AffordMatcher: Affordance Learning in 3D Scenes from Visual Signifiers
This work addresses affordance learning for scene-level applications in robotics or AR/VR, but it appears incremental as it builds on existing geometric and visual approaches with a new dataset and matching method.
The authors tackled the challenge of affordance learning in 3D scenes by introducing AffordBridge, a large-scale dataset with 291,637 annotations across 685 indoor scenes, and AffordMatcher, a method that matches image and point cloud instances to identify affordance regions more precisely, showing effectiveness in experiments.

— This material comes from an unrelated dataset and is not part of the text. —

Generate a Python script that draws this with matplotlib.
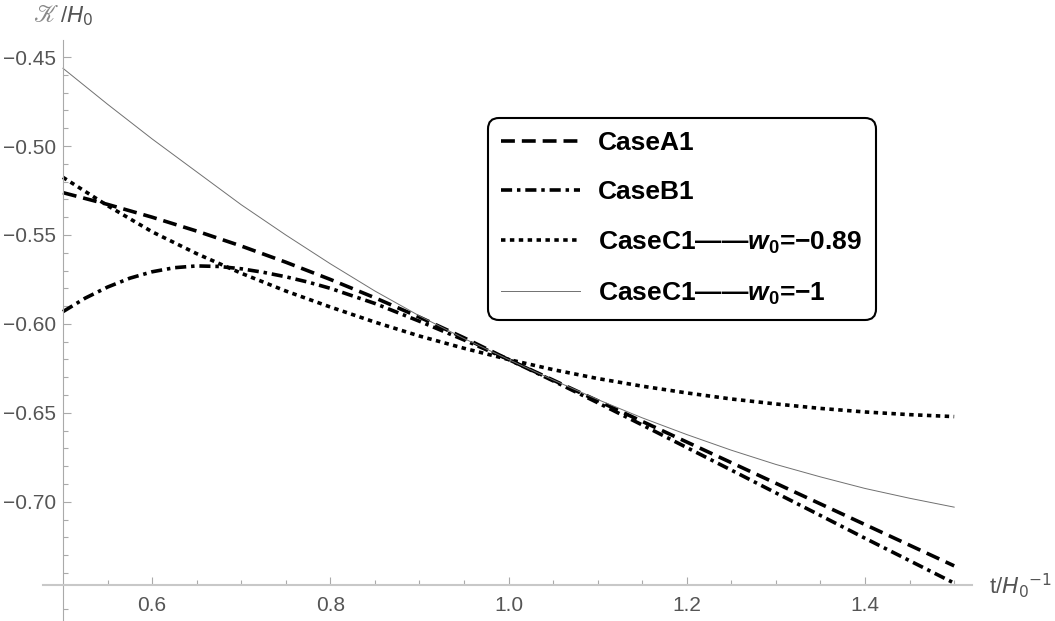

Affordance learning is a complex challenge in many applications, where existing approaches primarily focus on the geometric structures, visual knowledge, and affordance labels of objects to determine interactable regions. However, extending this learning capability to a scene is significantly more complicated, as incorporating object- and scene-level semantics is not straightforward. In this work, we introduce AffordBridge, a large-scale dataset with 291,637 functional interaction annotations across 685 high-resolution indoor scenes in the form of point clouds. Our affordance annotations are complemented by RGB images that are linked to the same instances within the scenes. Building upon our dataset, we propose AffordMatcher, an affordance learning method that establishes coherent semantic correspondences between image-based and point cloud-based instances for keypoint matching, enabling a more precise identification of affordance regions based on cues, so-called visual signifiers. Experimental results on our dataset demonstrate the effectiveness of our approach compared to other methods.